What to do:
Repeat all of the material below exactly as written, images excluded.

○ ○ ○ ○ ○ ○ ○

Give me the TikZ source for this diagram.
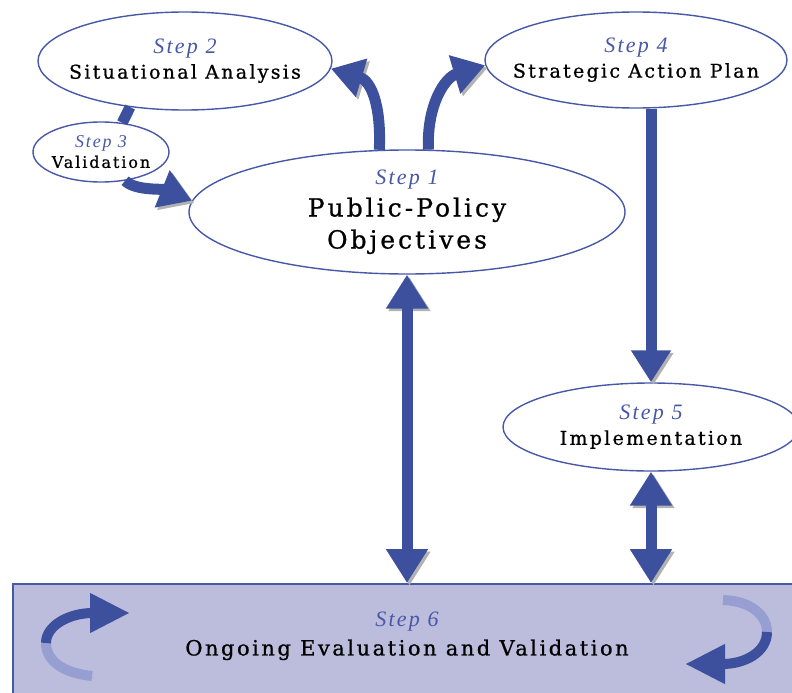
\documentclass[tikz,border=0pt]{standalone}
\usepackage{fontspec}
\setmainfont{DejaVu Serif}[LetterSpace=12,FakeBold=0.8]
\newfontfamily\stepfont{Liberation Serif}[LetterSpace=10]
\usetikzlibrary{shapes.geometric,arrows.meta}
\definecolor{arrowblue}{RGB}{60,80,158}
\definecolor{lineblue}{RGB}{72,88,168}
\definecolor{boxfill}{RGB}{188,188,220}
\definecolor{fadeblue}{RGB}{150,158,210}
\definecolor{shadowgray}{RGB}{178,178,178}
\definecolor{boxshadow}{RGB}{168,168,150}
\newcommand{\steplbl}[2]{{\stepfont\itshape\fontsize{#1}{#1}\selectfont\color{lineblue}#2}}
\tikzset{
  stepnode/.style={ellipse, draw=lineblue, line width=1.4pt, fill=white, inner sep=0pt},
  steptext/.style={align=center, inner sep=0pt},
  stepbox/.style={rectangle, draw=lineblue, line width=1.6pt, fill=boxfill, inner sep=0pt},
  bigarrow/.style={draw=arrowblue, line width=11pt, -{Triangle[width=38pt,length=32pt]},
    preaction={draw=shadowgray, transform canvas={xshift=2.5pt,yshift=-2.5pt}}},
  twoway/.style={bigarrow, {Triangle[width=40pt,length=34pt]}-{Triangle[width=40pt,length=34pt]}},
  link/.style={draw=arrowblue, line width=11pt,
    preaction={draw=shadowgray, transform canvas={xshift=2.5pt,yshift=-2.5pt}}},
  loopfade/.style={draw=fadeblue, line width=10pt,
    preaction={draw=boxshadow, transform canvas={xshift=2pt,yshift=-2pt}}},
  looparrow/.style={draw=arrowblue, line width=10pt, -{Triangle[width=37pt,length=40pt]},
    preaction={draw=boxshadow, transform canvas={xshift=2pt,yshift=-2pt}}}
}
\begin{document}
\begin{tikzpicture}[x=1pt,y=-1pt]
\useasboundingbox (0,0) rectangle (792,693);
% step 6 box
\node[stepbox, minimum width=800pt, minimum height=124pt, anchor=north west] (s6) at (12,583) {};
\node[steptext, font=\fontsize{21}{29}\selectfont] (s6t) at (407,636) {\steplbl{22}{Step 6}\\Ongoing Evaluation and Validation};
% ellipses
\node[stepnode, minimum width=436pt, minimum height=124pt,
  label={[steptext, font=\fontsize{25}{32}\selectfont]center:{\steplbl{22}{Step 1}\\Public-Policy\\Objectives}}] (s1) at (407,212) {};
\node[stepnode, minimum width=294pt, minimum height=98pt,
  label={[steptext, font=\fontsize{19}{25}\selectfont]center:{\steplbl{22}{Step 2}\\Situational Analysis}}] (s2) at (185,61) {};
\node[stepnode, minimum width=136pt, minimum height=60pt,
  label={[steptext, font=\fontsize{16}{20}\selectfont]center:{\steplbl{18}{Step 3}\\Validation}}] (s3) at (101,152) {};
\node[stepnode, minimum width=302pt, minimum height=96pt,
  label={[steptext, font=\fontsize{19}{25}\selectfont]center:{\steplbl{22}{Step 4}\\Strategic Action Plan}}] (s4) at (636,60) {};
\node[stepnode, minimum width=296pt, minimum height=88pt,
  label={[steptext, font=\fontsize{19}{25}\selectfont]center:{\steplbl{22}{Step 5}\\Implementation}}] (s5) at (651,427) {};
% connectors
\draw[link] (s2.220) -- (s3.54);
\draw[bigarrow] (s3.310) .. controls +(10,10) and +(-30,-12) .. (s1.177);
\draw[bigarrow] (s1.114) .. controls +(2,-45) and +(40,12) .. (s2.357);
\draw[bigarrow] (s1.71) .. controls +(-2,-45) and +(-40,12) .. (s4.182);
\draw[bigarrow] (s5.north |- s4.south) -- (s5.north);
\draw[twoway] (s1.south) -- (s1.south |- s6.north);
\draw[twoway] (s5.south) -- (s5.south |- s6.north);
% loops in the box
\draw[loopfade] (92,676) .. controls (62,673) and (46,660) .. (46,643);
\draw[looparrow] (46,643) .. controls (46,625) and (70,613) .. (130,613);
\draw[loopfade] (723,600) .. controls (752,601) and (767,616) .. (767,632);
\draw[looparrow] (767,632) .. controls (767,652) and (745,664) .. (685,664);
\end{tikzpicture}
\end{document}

○ ○ ○ ○ ○ ○ ○

Answer for the task:
Give me the TikZ source for this diagram.
\documentclass[tikz,border=0pt]{standalone}
\usepackage{fontspec}
\setmainfont{DejaVu Serif}[LetterSpace=12,FakeBold=0.8]
\newfontfamily\stepfont{Liberation Serif}[LetterSpace=10]
\usetikzlibrary{shapes.geometric,arrows.meta}
\definecolor{arrowblue}{RGB}{60,80,158}
\definecolor{lineblue}{RGB}{72,88,168}
\definecolor{boxfill}{RGB}{188,188,220}
\definecolor{fadeblue}{RGB}{150,158,210}
\definecolor{shadowgray}{RGB}{178,178,178}
\definecolor{boxshadow}{RGB}{168,168,150}
\newcommand{\steplbl}[2]{{\stepfont\itshape\fontsize{#1}{#1}\selectfont\color{lineblue}#2}}
\tikzset{
  stepnode/.style={ellipse, draw=lineblue, line width=1.4pt, fill=white, inner sep=0pt},
  steptext/.style={align=center, inner sep=0pt},
  stepbox/.style={rectangle, draw=lineblue, line width=1.6pt, fill=boxfill, inner sep=0pt},
  bigarrow/.style={draw=arrowblue, line width=11pt, -{Triangle[width=38pt,length=32pt]},
    preaction={draw=shadowgray, transform canvas={xshift=2.5pt,yshift=-2.5pt}}},
  twoway/.style={bigarrow, {Triangle[width=40pt,length=34pt]}-{Triangle[width=40pt,length=34pt]}},
  link/.style={draw=arrowblue, line width=11pt,
    preaction={draw=shadowgray, transform canvas={xshift=2.5pt,yshift=-2.5pt}}},
  loopfade/.style={draw=fadeblue, line width=10pt,
    preaction={draw=boxshadow, transform canvas={xshift=2pt,yshift=-2pt}}},
  looparrow/.style={draw=arrowblue, line width=10pt, -{Triangle[width=37pt,length=40pt]},
    preaction={draw=boxshadow, transform canvas={xshift=2pt,yshift=-2pt}}}
}
\begin{document}
\begin{tikzpicture}[x=1pt,y=-1pt]
\useasboundingbox (0,0) rectangle (792,693);
% step 6 box
\node[stepbox, minimum width=800pt, minimum height=124pt, anchor=north west] (s6) at (12,583) {};
\node[steptext, font=\fontsize{21}{29}\selectfont] (s6t) at (407,636) {\steplbl{22}{Step 6}\\Ongoing Evaluation and Validation};
% ellipses
\node[stepnode, minimum width=436pt, minimum height=124pt,
  label={[steptext, font=\fontsize{25}{32}\selectfont]center:{\steplbl{22}{Step 1}\\Public-Policy\\Objectives}}] (s1) at (407,212) {};
\node[stepnode, minimum width=294pt, minimum height=98pt,
  label={[steptext, font=\fontsize{19}{25}\selectfont]center:{\steplbl{22}{Step 2}\\Situational Analysis}}] (s2) at (185,61) {};
\node[stepnode, minimum width=136pt, minimum height=60pt,
  label={[steptext, font=\fontsize{16}{20}\selectfont]center:{\steplbl{18}{Step 3}\\Validation}}] (s3) at (101,152) {};
\node[stepnode, minimum width=302pt, minimum height=96pt,
  label={[steptext, font=\fontsize{19}{25}\selectfont]center:{\steplbl{22}{Step 4}\\Strategic Action Plan}}] (s4) at (636,60) {};
\node[stepnode, minimum width=296pt, minimum height=88pt,
  label={[steptext, font=\fontsize{19}{25}\selectfont]center:{\steplbl{22}{Step 5}\\Implementation}}] (s5) at (651,427) {};
% connectors
\draw[link] (s2.220) -- (s3.54);
\draw[bigarrow] (s3.310) .. controls +(10,10) and +(-30,-12) .. (s1.177);
\draw[bigarrow] (s1.114) .. controls +(2,-45) and +(40,12) .. (s2.357);
\draw[bigarrow] (s1.71) .. controls +(-2,-45) and +(-40,12) .. (s4.182);
\draw[bigarrow] (s5.north |- s4.south) -- (s5.north);
\draw[twoway] (s1.south) -- (s1.south |- s6.north);
\draw[twoway] (s5.south) -- (s5.south |- s6.north);
% loops in the box
\draw[loopfade] (92,676) .. controls (62,673) and (46,660) .. (46,643);
\draw[looparrow] (46,643) .. controls (46,625) and (70,613) .. (130,613);
\draw[loopfade] (723,600) .. controls (752,601) and (767,616) .. (767,632);
\draw[looparrow] (767,632) .. controls (767,652) and (745,664) .. (685,664);
\end{tikzpicture}
\end{document}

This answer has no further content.